> _TASK STATEMENT_: Print word for word the first line of the listing below and every line after it, through the line with "1.7, 1.8, 1.9]". Leave out the pictures and the rest.

> _DATA EXCERPT_:
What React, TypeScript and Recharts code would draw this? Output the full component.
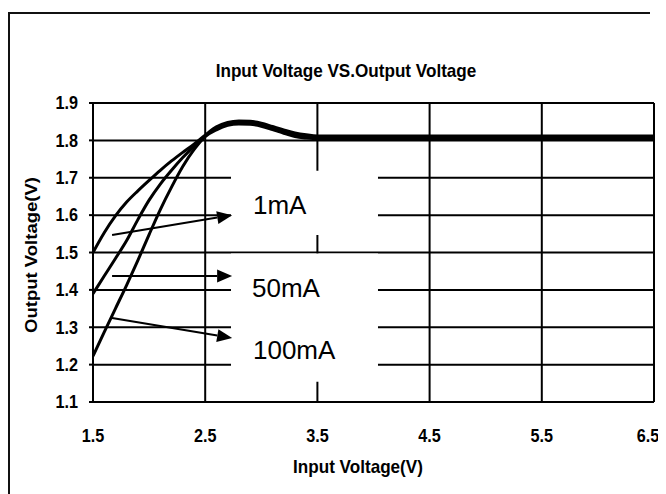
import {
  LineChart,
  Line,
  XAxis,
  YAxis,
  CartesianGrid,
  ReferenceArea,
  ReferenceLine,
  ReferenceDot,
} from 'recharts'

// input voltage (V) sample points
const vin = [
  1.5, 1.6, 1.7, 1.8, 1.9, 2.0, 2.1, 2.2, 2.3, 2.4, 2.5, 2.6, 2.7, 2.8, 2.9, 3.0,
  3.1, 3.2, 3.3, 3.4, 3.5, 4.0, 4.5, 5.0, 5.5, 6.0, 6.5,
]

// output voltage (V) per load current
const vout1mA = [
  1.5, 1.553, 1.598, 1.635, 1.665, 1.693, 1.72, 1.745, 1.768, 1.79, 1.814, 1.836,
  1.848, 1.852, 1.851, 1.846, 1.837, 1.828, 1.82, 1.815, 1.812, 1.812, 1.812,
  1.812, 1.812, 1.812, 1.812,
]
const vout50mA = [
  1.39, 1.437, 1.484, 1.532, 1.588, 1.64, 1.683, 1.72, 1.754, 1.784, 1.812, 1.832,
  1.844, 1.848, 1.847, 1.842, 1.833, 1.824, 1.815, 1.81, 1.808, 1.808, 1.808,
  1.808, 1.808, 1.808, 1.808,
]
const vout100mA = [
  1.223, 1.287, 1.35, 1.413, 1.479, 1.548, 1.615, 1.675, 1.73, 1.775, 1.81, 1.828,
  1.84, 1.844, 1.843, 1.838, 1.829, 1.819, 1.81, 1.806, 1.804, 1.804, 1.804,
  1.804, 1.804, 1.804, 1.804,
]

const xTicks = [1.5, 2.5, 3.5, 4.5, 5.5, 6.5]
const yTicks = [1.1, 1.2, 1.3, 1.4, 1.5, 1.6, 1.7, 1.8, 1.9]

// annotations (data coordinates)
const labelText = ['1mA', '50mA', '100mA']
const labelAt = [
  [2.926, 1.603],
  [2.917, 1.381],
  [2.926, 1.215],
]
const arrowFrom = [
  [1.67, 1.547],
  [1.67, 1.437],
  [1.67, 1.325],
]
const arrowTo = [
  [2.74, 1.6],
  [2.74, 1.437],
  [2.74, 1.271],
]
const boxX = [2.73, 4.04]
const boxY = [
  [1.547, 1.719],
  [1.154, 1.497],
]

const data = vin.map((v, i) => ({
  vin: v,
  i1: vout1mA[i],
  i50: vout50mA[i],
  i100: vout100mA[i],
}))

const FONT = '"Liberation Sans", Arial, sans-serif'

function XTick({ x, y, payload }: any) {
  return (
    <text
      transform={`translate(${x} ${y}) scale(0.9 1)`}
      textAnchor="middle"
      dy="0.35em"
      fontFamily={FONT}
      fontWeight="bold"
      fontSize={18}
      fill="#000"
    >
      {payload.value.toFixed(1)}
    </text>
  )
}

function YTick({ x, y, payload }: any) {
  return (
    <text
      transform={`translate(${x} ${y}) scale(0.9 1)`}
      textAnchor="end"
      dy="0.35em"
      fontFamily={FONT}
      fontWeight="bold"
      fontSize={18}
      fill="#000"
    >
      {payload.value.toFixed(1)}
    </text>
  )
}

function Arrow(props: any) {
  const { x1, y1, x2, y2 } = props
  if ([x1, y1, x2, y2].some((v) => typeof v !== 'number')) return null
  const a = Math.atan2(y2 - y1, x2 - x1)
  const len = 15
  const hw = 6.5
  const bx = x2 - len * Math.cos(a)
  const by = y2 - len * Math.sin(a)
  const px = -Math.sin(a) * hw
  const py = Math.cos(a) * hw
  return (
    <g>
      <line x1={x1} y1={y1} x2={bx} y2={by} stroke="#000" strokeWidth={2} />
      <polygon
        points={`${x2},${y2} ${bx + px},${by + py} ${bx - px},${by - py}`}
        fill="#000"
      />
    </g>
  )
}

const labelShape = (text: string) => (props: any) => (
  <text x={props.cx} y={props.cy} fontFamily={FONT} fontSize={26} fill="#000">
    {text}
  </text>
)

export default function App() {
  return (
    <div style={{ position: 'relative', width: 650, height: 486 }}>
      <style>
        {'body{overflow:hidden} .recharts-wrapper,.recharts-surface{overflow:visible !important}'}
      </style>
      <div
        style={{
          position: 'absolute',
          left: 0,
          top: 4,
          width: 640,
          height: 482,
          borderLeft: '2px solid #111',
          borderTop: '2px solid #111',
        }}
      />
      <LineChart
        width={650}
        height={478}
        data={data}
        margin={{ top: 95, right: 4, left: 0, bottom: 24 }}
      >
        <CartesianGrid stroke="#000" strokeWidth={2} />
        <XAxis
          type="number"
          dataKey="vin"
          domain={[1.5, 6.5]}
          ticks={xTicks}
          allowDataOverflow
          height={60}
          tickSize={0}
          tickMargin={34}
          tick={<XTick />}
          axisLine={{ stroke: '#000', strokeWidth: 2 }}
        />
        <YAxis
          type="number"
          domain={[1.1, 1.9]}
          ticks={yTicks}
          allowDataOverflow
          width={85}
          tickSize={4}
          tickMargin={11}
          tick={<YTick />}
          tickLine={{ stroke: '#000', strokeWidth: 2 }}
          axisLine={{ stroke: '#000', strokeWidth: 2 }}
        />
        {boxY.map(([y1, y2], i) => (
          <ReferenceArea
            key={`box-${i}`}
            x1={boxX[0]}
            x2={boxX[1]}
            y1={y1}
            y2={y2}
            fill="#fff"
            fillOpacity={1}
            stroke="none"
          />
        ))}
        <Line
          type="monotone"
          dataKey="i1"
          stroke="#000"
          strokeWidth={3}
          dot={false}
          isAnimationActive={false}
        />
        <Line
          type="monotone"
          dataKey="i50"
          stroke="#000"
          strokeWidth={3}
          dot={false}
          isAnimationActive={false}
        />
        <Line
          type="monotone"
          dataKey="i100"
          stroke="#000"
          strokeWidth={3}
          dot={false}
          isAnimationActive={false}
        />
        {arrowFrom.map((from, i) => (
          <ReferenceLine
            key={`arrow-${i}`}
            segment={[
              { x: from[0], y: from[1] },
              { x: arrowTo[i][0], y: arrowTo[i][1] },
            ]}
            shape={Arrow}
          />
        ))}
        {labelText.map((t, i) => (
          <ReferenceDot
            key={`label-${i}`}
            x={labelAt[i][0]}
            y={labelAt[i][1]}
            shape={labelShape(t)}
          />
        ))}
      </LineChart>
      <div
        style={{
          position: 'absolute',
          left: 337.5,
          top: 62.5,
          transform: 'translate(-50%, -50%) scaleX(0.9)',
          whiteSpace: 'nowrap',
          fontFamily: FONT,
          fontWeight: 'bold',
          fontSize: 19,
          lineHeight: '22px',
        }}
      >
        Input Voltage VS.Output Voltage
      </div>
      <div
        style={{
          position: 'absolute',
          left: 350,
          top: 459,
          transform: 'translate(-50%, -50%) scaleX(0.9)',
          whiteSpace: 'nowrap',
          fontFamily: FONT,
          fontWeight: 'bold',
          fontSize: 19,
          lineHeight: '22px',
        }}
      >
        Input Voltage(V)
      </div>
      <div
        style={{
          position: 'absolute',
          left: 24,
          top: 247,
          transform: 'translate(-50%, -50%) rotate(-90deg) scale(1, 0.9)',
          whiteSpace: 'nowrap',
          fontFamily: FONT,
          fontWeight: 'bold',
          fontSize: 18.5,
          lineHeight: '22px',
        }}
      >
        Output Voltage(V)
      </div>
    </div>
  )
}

> _ANSWER TO THE TASK_:
What React, TypeScript and Recharts code would draw this? Output the full component.
import {
  LineChart,
  Line,
  XAxis,
  YAxis,
  CartesianGrid,
  ReferenceArea,
  ReferenceLine,
  ReferenceDot,
} from 'recharts'

// input voltage (V) sample points
const vin = [
  1.5, 1.6, 1.7, 1.8, 1.9, 2.0, 2.1, 2.2, 2.3, 2.4, 2.5, 2.6, 2.7, 2.8, 2.9, 3.0,
  3.1, 3.2, 3.3, 3.4, 3.5, 4.0, 4.5, 5.0, 5.5, 6.0, 6.5,
]

// output voltage (V) per load current
const vout1mA = [
  1.5, 1.553, 1.598, 1.635, 1.665, 1.693, 1.72, 1.745, 1.768, 1.79, 1.814, 1.836,
  1.848, 1.852, 1.851, 1.846, 1.837, 1.828, 1.82, 1.815, 1.812, 1.812, 1.812,
  1.812, 1.812, 1.812, 1.812,
]
const vout50mA = [
  1.39, 1.437, 1.484, 1.532, 1.588, 1.64, 1.683, 1.72, 1.754, 1.784, 1.812, 1.832,
  1.844, 1.848, 1.847, 1.842, 1.833, 1.824, 1.815, 1.81, 1.808, 1.808, 1.808,
  1.808, 1.808, 1.808, 1.808,
]
const vout100mA = [
  1.223, 1.287, 1.35, 1.413, 1.479, 1.548, 1.615, 1.675, 1.73, 1.775, 1.81, 1.828,
  1.84, 1.844, 1.843, 1.838, 1.829, 1.819, 1.81, 1.806, 1.804, 1.804, 1.804,
  1.804, 1.804, 1.804, 1.804,
]

const xTicks = [1.5, 2.5, 3.5, 4.5, 5.5, 6.5]
const yTicks = [1.1, 1.2, 1.3, 1.4, 1.5, 1.6, 1.7, 1.8, 1.9]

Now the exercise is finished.